Teaching Happens Here: Med Students Enjoy ‘Hands-on’ Opportunities


Adam Wernette, above, and Zachary Jodoin, below, both are thankful for their medical school experiences
at Munson Healthcare.

A typical day at Munson Healthcare will find students from Michigan State University College of Human Medicine and College of Osteopathic Medicine in short white coats entering clinic rooms or scrubbing into ORs with attending physicians.

And they will tell you that pursuing their doctorate in medicine in northern Michigan has its advantages.

“I was told when entering MSU-CHM that the Rural Community Health Program in northern Michigan would offer me tremendous hands-on experience and direct clinical interactions with both patients and providers. I had faith that this would push me to be a better student and, one day, a better doctor,” said Zachary Jodoin, a fourth-year student from Sault Ste. Marie who hopes to head to an orthopedic surgery residency after graduation. “I am also from northern Michigan and found myself wanting to return, learn, and serve within the community that raised me.”

Enjoying His Opportunities

For MSU-COM fourth-year student Adam Wernette of Frankenmuth, his training in northern Michigan has given him opportunities and experiences that may not have been available at other clinical settings downstate.

“Everybody has been very receptive to teaching and having discussions. They have all been wonderful with allowing me to truly participate in the patients care,” he said. “If they find something abnormal on their physical exam they will make sure I experience it. I think Munson is great for students, in all honesty, because you are often the only student on your given rotation allowing you to get more one-on-one time with your attending and get more involved in the patient care.”

Each year there are a group of 12 MSU-CHM students and five MSU-COM students who arrive in Traverse City to begin their two-year clinical studies on the northern Michigan campus. MSU-CHM students are under the direction of Campus Dean Daniel Webster, MD, while the MSU-COM students are assisted by Munson Healthcare graduate medical education coordinator Dana Maclellan.

Each college requires the students to go through a core set of clerkships which are typically one-month physician-supervised learning experiences in all settings, including hospitals, physician offices and outpatient clinics. Among the core clerkships are emergency medicine, family medicine, internal medicine, pediatrics, obstetrics and gynecology, surgery, and psychiatry. There are also regular lectures for students.

Thankful for Surgical Experiences

Students can also choose elective clerkships that help them focus on the area of medicine they want to pursue. Zachary is thankful for the experience he has gained through elective and extracurricular opportunities with Munson Healthcare surgeons.

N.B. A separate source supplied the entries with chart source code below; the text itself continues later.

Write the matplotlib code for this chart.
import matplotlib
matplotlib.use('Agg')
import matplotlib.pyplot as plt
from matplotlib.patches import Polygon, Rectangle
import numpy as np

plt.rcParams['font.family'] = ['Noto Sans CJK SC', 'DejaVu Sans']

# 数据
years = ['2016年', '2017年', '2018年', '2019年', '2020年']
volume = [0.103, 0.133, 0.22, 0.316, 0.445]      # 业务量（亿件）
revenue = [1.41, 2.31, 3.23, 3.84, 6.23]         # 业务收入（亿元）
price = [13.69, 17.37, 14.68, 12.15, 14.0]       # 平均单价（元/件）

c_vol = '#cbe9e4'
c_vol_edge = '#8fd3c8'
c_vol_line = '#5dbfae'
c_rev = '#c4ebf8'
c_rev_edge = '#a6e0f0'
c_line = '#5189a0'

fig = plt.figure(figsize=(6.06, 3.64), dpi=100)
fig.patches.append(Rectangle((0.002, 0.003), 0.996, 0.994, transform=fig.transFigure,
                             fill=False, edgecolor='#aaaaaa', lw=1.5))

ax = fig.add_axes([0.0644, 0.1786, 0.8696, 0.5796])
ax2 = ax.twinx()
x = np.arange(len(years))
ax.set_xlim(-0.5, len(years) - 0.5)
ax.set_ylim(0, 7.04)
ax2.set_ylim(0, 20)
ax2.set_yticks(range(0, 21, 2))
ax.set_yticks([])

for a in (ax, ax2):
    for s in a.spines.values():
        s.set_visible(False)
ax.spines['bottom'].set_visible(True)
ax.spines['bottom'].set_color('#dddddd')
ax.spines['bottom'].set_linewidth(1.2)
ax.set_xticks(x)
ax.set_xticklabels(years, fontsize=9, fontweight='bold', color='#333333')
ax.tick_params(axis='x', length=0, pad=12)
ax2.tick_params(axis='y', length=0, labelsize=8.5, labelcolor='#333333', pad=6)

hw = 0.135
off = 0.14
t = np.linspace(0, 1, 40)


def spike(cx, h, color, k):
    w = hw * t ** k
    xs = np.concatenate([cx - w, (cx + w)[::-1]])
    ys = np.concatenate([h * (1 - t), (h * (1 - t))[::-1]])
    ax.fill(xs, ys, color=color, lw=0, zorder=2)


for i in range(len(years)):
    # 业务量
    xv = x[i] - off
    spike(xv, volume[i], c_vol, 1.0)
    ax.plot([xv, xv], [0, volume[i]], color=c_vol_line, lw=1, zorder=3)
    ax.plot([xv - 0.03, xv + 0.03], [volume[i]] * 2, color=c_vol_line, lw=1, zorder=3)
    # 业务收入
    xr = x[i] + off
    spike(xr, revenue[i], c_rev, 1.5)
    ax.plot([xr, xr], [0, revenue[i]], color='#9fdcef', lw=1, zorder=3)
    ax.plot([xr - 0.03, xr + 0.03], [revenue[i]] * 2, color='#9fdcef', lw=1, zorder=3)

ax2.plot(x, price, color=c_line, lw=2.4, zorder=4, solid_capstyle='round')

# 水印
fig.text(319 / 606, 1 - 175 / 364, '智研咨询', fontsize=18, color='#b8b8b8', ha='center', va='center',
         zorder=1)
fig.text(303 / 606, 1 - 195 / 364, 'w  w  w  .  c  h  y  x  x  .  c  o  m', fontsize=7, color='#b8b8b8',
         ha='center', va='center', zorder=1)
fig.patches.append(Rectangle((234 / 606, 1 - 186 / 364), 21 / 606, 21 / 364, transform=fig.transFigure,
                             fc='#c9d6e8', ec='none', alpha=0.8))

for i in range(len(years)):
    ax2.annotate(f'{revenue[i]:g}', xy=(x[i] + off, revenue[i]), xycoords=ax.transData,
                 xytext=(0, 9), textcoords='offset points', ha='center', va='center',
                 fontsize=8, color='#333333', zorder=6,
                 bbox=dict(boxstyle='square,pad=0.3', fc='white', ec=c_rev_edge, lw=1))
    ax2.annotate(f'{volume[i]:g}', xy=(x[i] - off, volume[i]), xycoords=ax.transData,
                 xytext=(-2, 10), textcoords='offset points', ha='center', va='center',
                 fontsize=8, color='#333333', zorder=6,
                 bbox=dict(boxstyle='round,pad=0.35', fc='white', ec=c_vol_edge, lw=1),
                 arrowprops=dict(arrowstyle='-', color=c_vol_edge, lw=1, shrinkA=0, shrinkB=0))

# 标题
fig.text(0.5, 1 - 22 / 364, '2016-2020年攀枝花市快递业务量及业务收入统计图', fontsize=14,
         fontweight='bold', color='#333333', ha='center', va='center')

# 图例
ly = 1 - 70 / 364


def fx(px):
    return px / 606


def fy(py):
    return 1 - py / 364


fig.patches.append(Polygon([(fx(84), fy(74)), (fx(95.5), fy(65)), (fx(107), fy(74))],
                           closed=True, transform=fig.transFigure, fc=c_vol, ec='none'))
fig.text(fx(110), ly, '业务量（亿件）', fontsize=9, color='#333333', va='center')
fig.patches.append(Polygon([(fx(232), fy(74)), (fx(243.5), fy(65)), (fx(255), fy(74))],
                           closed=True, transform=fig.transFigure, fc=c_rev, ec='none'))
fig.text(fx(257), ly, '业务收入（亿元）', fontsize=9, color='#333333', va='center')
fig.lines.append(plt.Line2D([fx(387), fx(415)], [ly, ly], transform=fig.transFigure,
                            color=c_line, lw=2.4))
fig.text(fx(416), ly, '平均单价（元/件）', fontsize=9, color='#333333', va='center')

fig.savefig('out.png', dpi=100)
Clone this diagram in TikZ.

“The orthopedic surgeons in Traverse City have a very special place in my heart. They have taken me under their wing, they have helped guide me as a student, and I have even completed research with one of them,” he said. “Because of their generosity and genuine interest in me as a student, I have opted to pursue a career in orthopedic surgery to, one day, repay this debt to a future student."

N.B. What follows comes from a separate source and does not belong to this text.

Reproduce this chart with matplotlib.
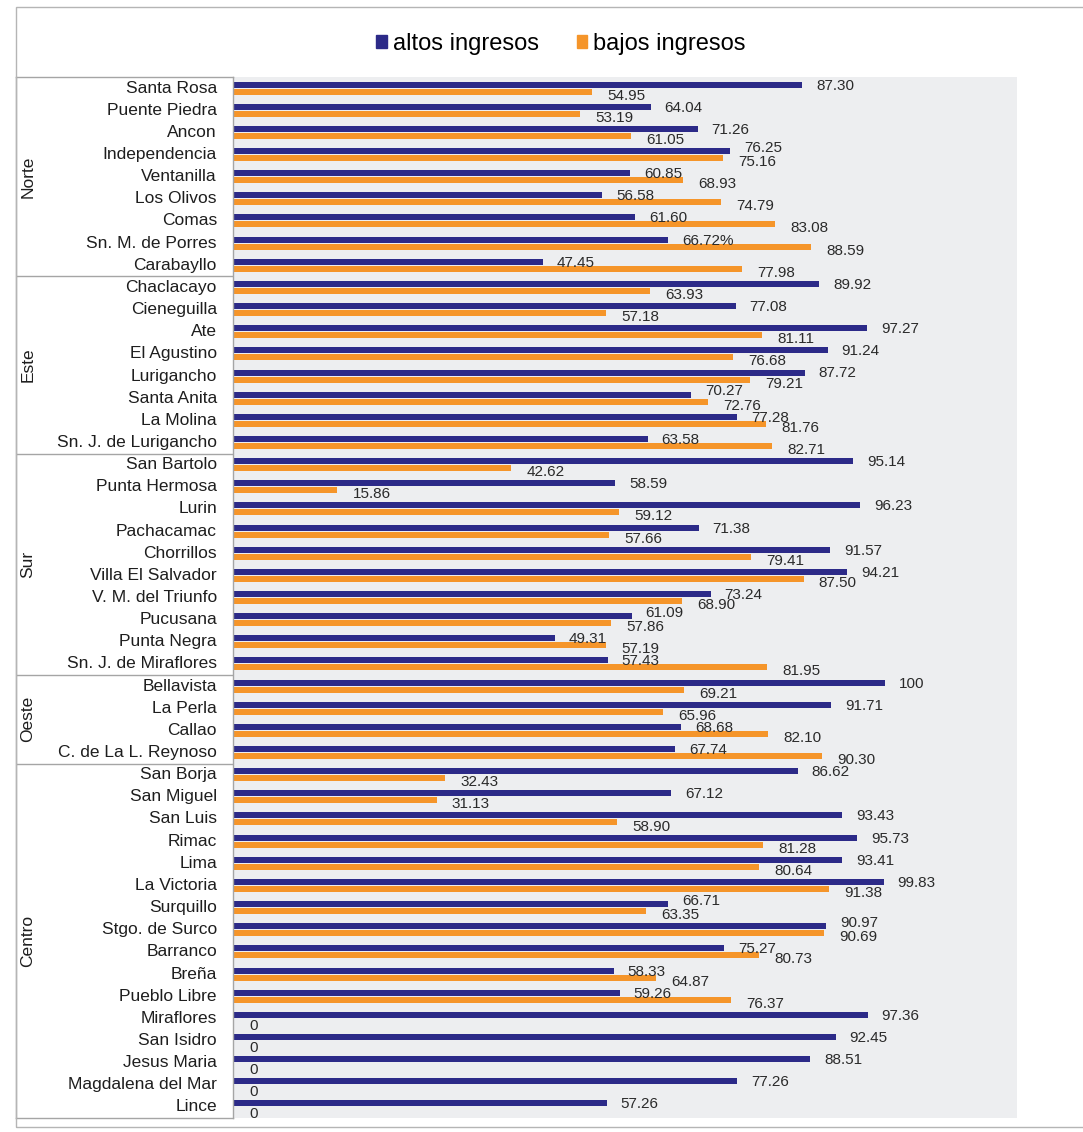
import matplotlib
matplotlib.use("Agg")
from matplotlib import pyplot as plt
from matplotlib.patches import Rectangle, Patch

plt.rcParams['font.family'] = ['Liberation Sans', 'DejaVu Sans']

# zones and districts, top to bottom
zones = ['Norte', 'Este', 'Sur', 'Oeste', 'Centro']
zone_sizes = [9, 8, 10, 4, 16]
districts = [
    'Santa Rosa', 'Puente Piedra', 'Ancon', 'Independencia', 'Ventanilla',
    'Los Olivos', 'Comas', 'Sn. M. de Porres', 'Carabayllo',
    'Chaclacayo', 'Cieneguilla', 'Ate', 'El Agustino', 'Lurigancho',
    'Santa Anita', 'La Molina', 'Sn. J. de Lurigancho',
    'San Bartolo', 'Punta Hermosa', 'Lurin', 'Pachacamac', 'Chorrillos',
    'Villa El Salvador', 'V. M. del Triunfo', 'Pucusana', 'Punta Negra',
    'Sn. J. de Miraflores',
    'Bellavista', 'La Perla', 'Callao', 'C. de La L. Reynoso',
    'San Borja', 'San Miguel', 'San Luis', 'Rimac', 'Lima', 'La Victoria',
    'Surquillo', 'Stgo. de Surco', 'Barranco', 'Breña', 'Pueblo Libre',
    'Miraflores', 'San Isidro', 'Jesus Maria', 'Magdalena del Mar', 'Lince',
]

altos_labels = [
    '87.30', '64.04', '71.26', '76.25', '60.85', '56.58', '61.60', '66.72%', '47.45',
    '89.92', '77.08', '97.27', '91.24', '87.72', '70.27', '77.28', '63.58',
    '95.14', '58.59', '96.23', '71.38', '91.57', '94.21', '73.24', '61.09', '49.31', '57.43',
    '100', '91.71', '68.68', '67.74',
    '86.62', '67.12', '93.43', '95.73', '93.41', '99.83', '66.71', '90.97', '75.27',
    '58.33', '59.26', '97.36', '92.45', '88.51', '77.26', '57.26',
]
bajos_labels = [
    '54.95', '53.19', '61.05', '75.16', '68.93', '74.79', '83.08', '88.59', '77.98',
    '63.93', '57.18', '81.11', '76.68', '79.21', '72.76', '81.76', '82.71',
    '42.62', '15.86', '59.12', '57.66', '79.41', '87.50', '68.90', '57.86', '57.19', '81.95',
    '69.21', '65.96', '82.10', '90.30',
    '32.43', '31.13', '58.90', '81.28', '80.64', '91.38', '63.35', '90.69', '80.73',
    '64.87', '76.37', '0', '0', '0', '0', '0',
]
altos = [float(s.rstrip('%')) for s in altos_labels]
bajos = [float(s.rstrip('%')) for s in bajos_labels]

BLUE = '#2C2A88'
ORANGE = '#F5952A'
PANEL = '#EDEEF0'
LINE = '#A5A5A5'

W, H = 1083, 1132
fig = plt.figure(figsize=(W / 100, H / 100), dpi=100)

top, bottom = 77, 1118
n = len(districts)
ax = fig.add_axes([234 / W, 1 - bottom / H, (1017 - 234) / W, (bottom - top) / H])
ax.set_facecolor(PANEL)
ax.set_xlim(0, 120.3)
ax.set_ylim(n - 0.5, -0.5)
for s in ax.spines.values():
    s.set_visible(False)
ax.set_xticks([])
ax.set_yticks([])

ys = list(range(n))
off = 0.158
h = 0.27
ax.barh([y - off for y in ys], altos, height=h, color=BLUE, zorder=2)
ax.barh([y + off for y in ys], bajos, height=h, color=ORANGE, zorder=2)

# value labels; lift the blue one when both would land in the same spot
for y, a, b, la, lb in zip(ys, altos, bajos, altos_labels, bajos_labels):
    dy_a = 2.3 if abs(a - b) < 4 else -0.7
    ax.annotate(la, (a, y - off), xytext=(10, dy_a), textcoords='offset points',
                ha='left', va='center', fontsize=11, color='#2a2a2a', zorder=3)
    ax.annotate(lb, (b, y + off), xytext=(11, -2.9), textcoords='offset points',
                ha='left', va='center', fontsize=11, color='#2a2a2a', zorder=3)

# category table on the left
lab = fig.add_axes([16 / W, 1 - bottom / H, (233 - 16) / W, (bottom - top) / H])
lab.set_xlim(0, 1)
lab.set_ylim(n - 0.5, -0.5)
lab.set_xticks([])
lab.set_yticks([])
for s in lab.spines.values():
    s.set_color(LINE)
    s.set_linewidth(1)

for y, name in zip(ys, districts):
    lab.text(0.926, y, name, ha='right', va='center', fontsize=12.5, color='#1e1e1e')

start = 0
for zone, size in zip(zones, zone_sizes):
    end = start + size
    if end < n:
        lab.axhline(end - 0.5, color=LINE, lw=1)
    lab.text(0.055, (start + end - 1) / 2, zone, rotation=90, ha='center', va='center',
             fontsize=12.5, color='#1e1e1e')
    start = end

# outer frame
fig.add_artist(Rectangle((16 / W, 1 - 1127 / H), (1200 - 16) / W, (1127 - 7) / H,
                         transform=fig.transFigure, fill=False, ec='#B5B5B5', lw=1))

handles = [Patch(color=BLUE, label='altos ingresos'),
           Patch(color=ORANGE, label='bajos ingresos')]
fig.legend(handles=handles, loc='center', bbox_to_anchor=(561 / W, 1 - 44 / H), ncol=2,
           frameon=False, fontsize=17, handlelength=0.45, handleheight=0.45,
           handletextpad=0.25, columnspacing=1.6)

fig.savefig('out.png', dpi=100)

Adam, who prior to med school, worked as an EMT, and as a medical assistant in a physician office, intends to pursue an internal medicine residency with an eye on potentially specializing in hematology/oncology or cardiology.

“I had some really great experiences with oncologic patients in the hospital, which have truly impacted me in a special way. It’s definitely a very evolving field,” he said. “I really like cardiology, too. The physicians with the Traverse Heart and Vascular Group were amazing to work with. They were extremely welcoming, allowed me to participate in so much of the patient’s care and truly made me feel like a fellow provider.”

Strong Recommendations for Northern Michigan

Would they recommend the northern Michigan experience to other medical students?

“I would, and have done exactly that,” Zachary said. “Here in Traverse City, I am elbow-to-elbow with the surgeon. I am face-to-face with the primary care physician and the patient. I am getting experiences even interns don’t get. This is a big pull for me.”

Adam has enjoyed his time in northern Michigan and would consider coming back north to practice if he does not return to the family ties he has in the Frankenmuth area.

“I love it up here and my experiences working with all the physicians,” he said. “Everybody is very receptive to you taking initiative, getting involved and asking questions. And when you have time off, there is so much to do – you can’t beat that aspect of it – being able to wind down is really nice and necessary.”